▸ PROBLEM
Extract, in full, the lines below, beginning at the first and ending with the line that contains "2.108, 2.040, 1.979, 1.950, 1.933, 1.922, 1.919];". Pictures do not belong in the copy.

▸ AVAILABLE DATA
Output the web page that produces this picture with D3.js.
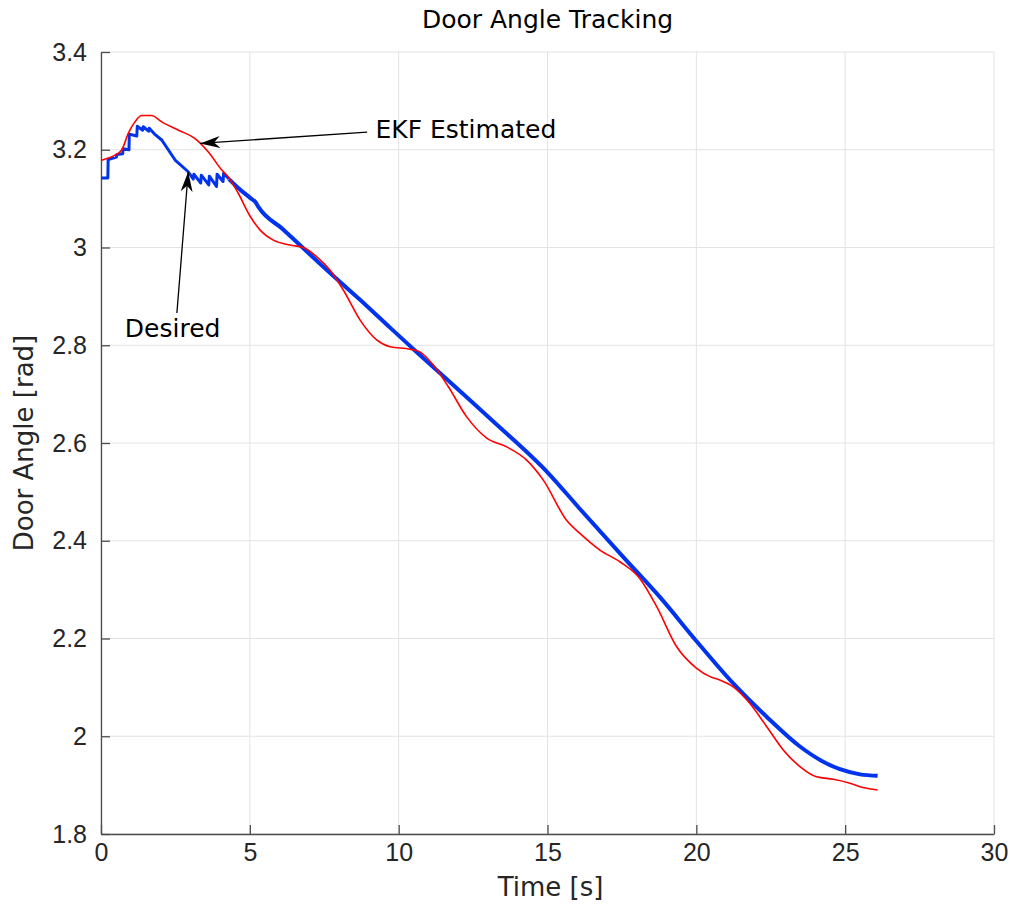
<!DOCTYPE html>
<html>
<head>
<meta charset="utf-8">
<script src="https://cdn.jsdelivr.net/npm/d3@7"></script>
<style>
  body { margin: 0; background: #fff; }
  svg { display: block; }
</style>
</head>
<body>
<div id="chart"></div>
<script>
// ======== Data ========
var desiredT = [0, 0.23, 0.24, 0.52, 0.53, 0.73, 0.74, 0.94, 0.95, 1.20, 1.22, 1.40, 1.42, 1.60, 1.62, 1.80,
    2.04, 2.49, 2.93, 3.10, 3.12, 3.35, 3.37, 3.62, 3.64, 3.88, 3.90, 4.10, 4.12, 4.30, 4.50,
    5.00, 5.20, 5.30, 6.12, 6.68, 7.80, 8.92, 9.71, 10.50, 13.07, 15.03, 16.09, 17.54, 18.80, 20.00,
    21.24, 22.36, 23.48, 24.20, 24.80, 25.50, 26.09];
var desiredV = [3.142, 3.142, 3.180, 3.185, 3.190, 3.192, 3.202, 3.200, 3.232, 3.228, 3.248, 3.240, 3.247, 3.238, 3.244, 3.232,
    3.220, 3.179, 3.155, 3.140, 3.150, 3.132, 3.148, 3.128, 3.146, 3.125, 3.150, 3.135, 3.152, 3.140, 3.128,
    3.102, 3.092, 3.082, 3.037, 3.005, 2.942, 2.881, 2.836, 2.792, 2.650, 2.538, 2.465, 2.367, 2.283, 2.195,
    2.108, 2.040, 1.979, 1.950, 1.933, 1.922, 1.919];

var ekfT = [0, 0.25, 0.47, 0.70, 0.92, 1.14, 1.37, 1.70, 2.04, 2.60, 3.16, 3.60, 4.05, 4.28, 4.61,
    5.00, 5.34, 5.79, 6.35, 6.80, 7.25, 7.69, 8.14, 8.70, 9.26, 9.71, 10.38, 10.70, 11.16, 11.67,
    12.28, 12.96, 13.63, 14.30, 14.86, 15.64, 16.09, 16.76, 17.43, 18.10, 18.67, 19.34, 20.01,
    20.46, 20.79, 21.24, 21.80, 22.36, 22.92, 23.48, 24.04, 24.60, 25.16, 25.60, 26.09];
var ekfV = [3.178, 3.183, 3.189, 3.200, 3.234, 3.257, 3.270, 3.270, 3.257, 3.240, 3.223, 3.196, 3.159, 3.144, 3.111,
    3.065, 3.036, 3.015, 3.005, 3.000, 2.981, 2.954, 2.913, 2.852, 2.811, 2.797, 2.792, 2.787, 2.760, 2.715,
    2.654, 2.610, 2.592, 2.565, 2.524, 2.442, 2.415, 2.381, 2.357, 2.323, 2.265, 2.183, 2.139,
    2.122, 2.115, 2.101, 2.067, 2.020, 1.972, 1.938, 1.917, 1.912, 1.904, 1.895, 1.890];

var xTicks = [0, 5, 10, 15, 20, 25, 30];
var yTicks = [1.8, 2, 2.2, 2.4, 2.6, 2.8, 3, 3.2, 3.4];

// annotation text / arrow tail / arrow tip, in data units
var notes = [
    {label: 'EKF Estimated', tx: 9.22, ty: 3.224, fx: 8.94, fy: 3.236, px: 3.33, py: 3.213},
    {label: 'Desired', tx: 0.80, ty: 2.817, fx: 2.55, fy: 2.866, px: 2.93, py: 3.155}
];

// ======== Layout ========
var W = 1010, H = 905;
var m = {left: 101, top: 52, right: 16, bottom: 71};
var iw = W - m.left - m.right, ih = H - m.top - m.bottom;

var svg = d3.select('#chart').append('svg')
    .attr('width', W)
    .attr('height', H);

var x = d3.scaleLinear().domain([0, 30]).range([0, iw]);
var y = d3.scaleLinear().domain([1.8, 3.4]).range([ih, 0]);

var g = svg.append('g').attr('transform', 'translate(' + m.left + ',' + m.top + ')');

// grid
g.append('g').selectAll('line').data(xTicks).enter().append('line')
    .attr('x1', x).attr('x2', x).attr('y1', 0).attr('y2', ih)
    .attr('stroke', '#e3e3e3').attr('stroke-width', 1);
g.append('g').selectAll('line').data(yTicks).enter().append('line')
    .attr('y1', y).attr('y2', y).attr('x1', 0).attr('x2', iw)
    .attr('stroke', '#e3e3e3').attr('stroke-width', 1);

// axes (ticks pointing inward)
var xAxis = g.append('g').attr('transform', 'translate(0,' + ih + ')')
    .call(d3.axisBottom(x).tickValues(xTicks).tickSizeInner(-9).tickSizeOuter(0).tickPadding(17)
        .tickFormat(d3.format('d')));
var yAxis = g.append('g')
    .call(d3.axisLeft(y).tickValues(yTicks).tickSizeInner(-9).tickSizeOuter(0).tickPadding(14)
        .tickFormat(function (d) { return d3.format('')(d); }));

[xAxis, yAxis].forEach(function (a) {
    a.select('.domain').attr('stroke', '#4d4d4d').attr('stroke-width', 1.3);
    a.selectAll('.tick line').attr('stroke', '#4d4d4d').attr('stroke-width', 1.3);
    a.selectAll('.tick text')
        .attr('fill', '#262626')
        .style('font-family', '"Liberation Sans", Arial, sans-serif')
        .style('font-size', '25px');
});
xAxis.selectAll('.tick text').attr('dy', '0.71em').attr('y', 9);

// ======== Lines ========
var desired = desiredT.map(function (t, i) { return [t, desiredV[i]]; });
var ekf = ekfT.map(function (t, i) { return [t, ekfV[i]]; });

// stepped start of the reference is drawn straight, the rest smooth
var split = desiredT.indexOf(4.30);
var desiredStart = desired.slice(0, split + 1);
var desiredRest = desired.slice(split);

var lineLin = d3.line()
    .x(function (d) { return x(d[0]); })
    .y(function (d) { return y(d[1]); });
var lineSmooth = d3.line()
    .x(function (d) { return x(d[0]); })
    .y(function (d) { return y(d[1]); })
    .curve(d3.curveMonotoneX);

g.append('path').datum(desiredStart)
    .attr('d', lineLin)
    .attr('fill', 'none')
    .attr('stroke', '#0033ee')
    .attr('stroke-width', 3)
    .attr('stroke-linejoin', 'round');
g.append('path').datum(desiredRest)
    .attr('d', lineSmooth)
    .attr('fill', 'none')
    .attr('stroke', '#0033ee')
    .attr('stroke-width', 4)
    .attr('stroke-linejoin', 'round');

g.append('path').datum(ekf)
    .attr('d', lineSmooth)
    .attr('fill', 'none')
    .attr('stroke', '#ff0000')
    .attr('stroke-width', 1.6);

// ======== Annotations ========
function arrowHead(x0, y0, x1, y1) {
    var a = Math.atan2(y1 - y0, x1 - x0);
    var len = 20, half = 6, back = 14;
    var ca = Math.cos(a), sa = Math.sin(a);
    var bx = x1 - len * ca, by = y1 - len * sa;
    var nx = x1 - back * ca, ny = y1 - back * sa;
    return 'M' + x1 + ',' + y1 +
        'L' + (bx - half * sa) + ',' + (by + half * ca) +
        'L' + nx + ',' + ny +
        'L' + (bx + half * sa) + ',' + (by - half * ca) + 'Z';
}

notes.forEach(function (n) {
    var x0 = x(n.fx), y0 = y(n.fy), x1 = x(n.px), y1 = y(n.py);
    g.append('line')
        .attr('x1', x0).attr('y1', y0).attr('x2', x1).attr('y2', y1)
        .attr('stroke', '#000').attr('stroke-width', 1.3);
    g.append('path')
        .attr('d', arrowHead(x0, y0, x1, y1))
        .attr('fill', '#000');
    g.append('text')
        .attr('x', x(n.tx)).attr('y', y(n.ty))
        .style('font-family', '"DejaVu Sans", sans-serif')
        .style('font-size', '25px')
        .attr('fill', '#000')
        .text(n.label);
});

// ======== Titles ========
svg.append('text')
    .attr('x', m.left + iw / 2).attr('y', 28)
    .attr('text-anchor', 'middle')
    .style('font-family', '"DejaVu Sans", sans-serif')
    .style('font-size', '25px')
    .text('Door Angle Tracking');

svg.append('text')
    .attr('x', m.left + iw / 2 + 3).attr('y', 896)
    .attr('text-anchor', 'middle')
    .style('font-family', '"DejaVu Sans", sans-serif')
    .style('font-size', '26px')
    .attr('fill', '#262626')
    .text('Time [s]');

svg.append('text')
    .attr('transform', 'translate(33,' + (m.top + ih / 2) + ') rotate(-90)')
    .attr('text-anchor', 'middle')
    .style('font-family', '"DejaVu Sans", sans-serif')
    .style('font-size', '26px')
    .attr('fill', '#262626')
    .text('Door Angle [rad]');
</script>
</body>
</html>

▸ TASK RESULT
Output the web page that produces this picture with D3.js.
<!DOCTYPE html>
<html>
<head>
<meta charset="utf-8">
<script src="https://cdn.jsdelivr.net/npm/d3@7"></script>
<style>
  body { margin: 0; background: #fff; }
  svg { display: block; }
</style>
</head>
<body>
<div id="chart"></div>
<script>
// ======== Data ========
var desiredT = [0, 0.23, 0.24, 0.52, 0.53, 0.73, 0.74, 0.94, 0.95, 1.20, 1.22, 1.40, 1.42, 1.60, 1.62, 1.80,
    2.04, 2.49, 2.93, 3.10, 3.12, 3.35, 3.37, 3.62, 3.64, 3.88, 3.90, 4.10, 4.12, 4.30, 4.50,
    5.00, 5.20, 5.30, 6.12, 6.68, 7.80, 8.92, 9.71, 10.50, 13.07, 15.03, 16.09, 17.54, 18.80, 20.00,
    21.24, 22.36, 23.48, 24.20, 24.80, 25.50, 26.09];
var desiredV = [3.142, 3.142, 3.180, 3.185, 3.190, 3.192, 3.202, 3.200, 3.232, 3.228, 3.248, 3.240, 3.247, 3.238, 3.244, 3.232,
    3.220, 3.179, 3.155, 3.140, 3.150, 3.132, 3.148, 3.128, 3.146, 3.125, 3.150, 3.135, 3.152, 3.140, 3.128,
    3.102, 3.092, 3.082, 3.037, 3.005, 2.942, 2.881, 2.836, 2.792, 2.650, 2.538, 2.465, 2.367, 2.283, 2.195,
    2.108, 2.040, 1.979, 1.950, 1.933, 1.922, 1.919];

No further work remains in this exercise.